Friday Base Running Tips

Keeping Eyes Open for Defensive Baseball Mistakes

It is never good for coaches and players to “rub it in” with overly aggressive base running at the inexperienced levels of baseball. That is poor sportsmanship – things like allowing fast runners to get in a pickle just for the sake of it when they know the defense cannot execute the run down – is an example. However, as the more advanced levels of baseball, coaches and players, who keep their heads up and eyes open, help teams win games.

Good baseball coaches watch for the little things that may give their team the edge and pass that knowledge on to base runners so they can watch for those little things, too. Many of these not so obvious defensive mistakes can lead to an extra base and more runs, as well as turn the momentum of games. Sometimes, it is wise for coaches to save these noticeable defensive mistakes to use at the most opportune time in the game, so as not to alert the defense to their mistakes early in games.

Common defensive baseball mistakes for alert base runners

  1. Unoccupied bases – many times, especially at the end of plays, as bunt plays, a base is left unoccupied by the defense – alert runners may be able to take advantage of this
  2. The lob ball – it is common for defensive players to lob balls to other players when they feel the play is over. Catchers often lob the ball back to the pitcher after the pitch and outfielders lob balls back into the infield after fielding outfield hits.

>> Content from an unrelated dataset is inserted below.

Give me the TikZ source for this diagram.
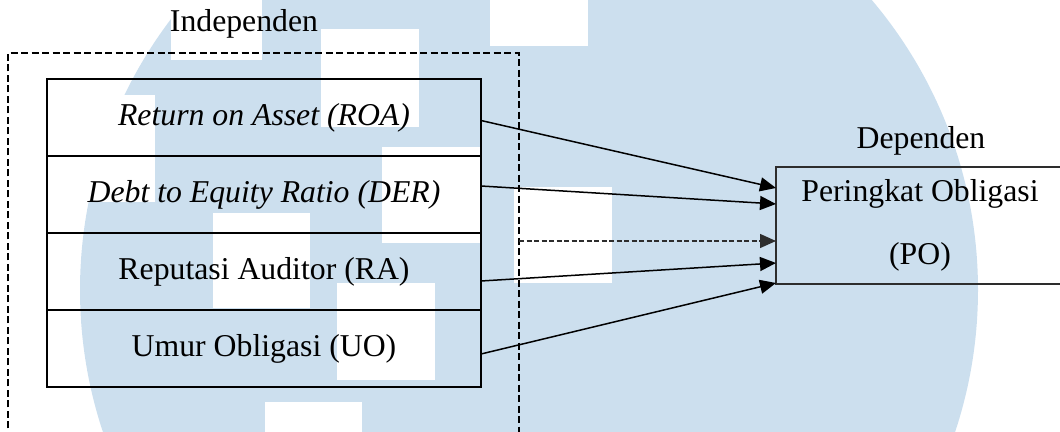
\documentclass[tikz,border=0pt]{standalone}
\usepackage{fontspec}
\setmainfont{Liberation Serif}
\usetikzlibrary{arrows.meta}
\usetikzlibrary{positioning}
\usetikzlibrary{calc}
\definecolor{logoblue}{RGB}{204,223,238}
\definecolor{darkline}{RGB}{45,45,45}
\tikzset{%
    varbox/.style={draw, line width=1.1pt, outer sep=0pt, inner sep=0pt,
        minimum width=173.6pt, minimum height=30.8pt},
    depbox/.style={draw=darkline, line width=0.6pt, outer sep=0pt, align=center,
        minimum width=115.2pt, minimum height=46.8pt,
        font=\fontsize{12.7}{25.2}\selectfont},
    frame/.style={line width=1.05pt, dash pattern=on 2.9pt off 1.3pt},
    link/.style={-{Triangle[length=6.4pt,width=5.6pt]}, line width=0.6pt},
    maybe link/.style={link, draw=darkline, line width=0.55pt, dash pattern=on 2pt off 1pt},
}
\begin{document}
\begin{tikzpicture}[x=0.4pt,y=-0.4pt,font=\fontsize{12.7}{15.2}\selectfont]
\useasboundingbox (0,0) rectangle (1060,432);
\clip (0,0) rectangle (1060,432);
% logo behind the page
\fill [logoblue] (529,290) circle [radius=449];
\foreach \xa/\ya/\xb/\yb in {171/-40/262/60, 490/-50/588/46, 321/29/419/127,
    58/95/155/202, 382/147/480/243, 514/187/612/283, 213/213/310/308,
    337/283/435/380, 265/402/362/500}
  \fill [white] (\xa,\ya) rectangle (\xb,\yb);

\node (roa) [varbox] at (264,117.5) {\textit{Return on Asset (ROA)}};
\node (der) [varbox, below=0pt of roa] {\textit{Debt to Equity Ratio (DER)}};
\node (ra) [varbox, below=0pt of der] {Reputasi Auditor (RA)};
\node (uo) [varbox, below=0pt of ra] {Umur Obligasi (UO)};
\draw [frame] (8,460) -- (8,53) -- (519,53) -- (519,460);
\coordinate (gap) at (519,241);
\node (indep) at (244,24) {Independen};

\node (po) [depbox] at (920,225.5) {Peringkat Obligasi\\(PO)};
\node (dep) at (921,141) {Dependen};

\draw [link] ($(roa.east)+(0,3)$) -- ($(po.west)+(0,-37.5)$);
\draw [link] ($(der.east)+(0,-8.5)$) -- ($(po.west)+(0,-21.5)$);
\draw [maybe link] (gap) -- ($(po.west)+(0,15.5)$);
\draw [link] ($(ra.east)+(0,9.5)$) -- ($(po.west)+(0,37.5)$);
\draw [link] ($(uo.east)+(0,5.5)$) -- ($(po.south west)+(0,-1)$);
\end{tikzpicture}
\end{document}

Good base runners take advantage of those, when they feel they can take the extra base on those lobbed throws.
  3. End of plays – more often than one would think, the throw back to the pitcher at the end of plays often gets away. Alert runners keep their eyes open and heads up at this time for possible advancement.

 

Forced Defensive Baseball Mistakes for Base Running Success

  1. Delayed steal – coaches should watch what the middle infielders do after the pitched ball, when the base runner does not steal. Often, they drop their heads or begin looking elsewhere – this is a great time to put on the delayed steal, where the runner waits till the ball gets to the hitting zone before taking off for second base. The element of surprise works to get slower runners to second when they would not have been capable of stealing the base the traditional way.
  2. Trick bunt play – a good play with a fast runner on first and no outs is to have the batter sacrifice bunt the runner on first to second base. The runner on first does not stop at second, when they see the throw made to first base, and continue on to third base. Having to make two throws, third to first and back to third is a difficult defensive play. Often, there is no one even covering third on this play or the defense is late getting there for the return throw.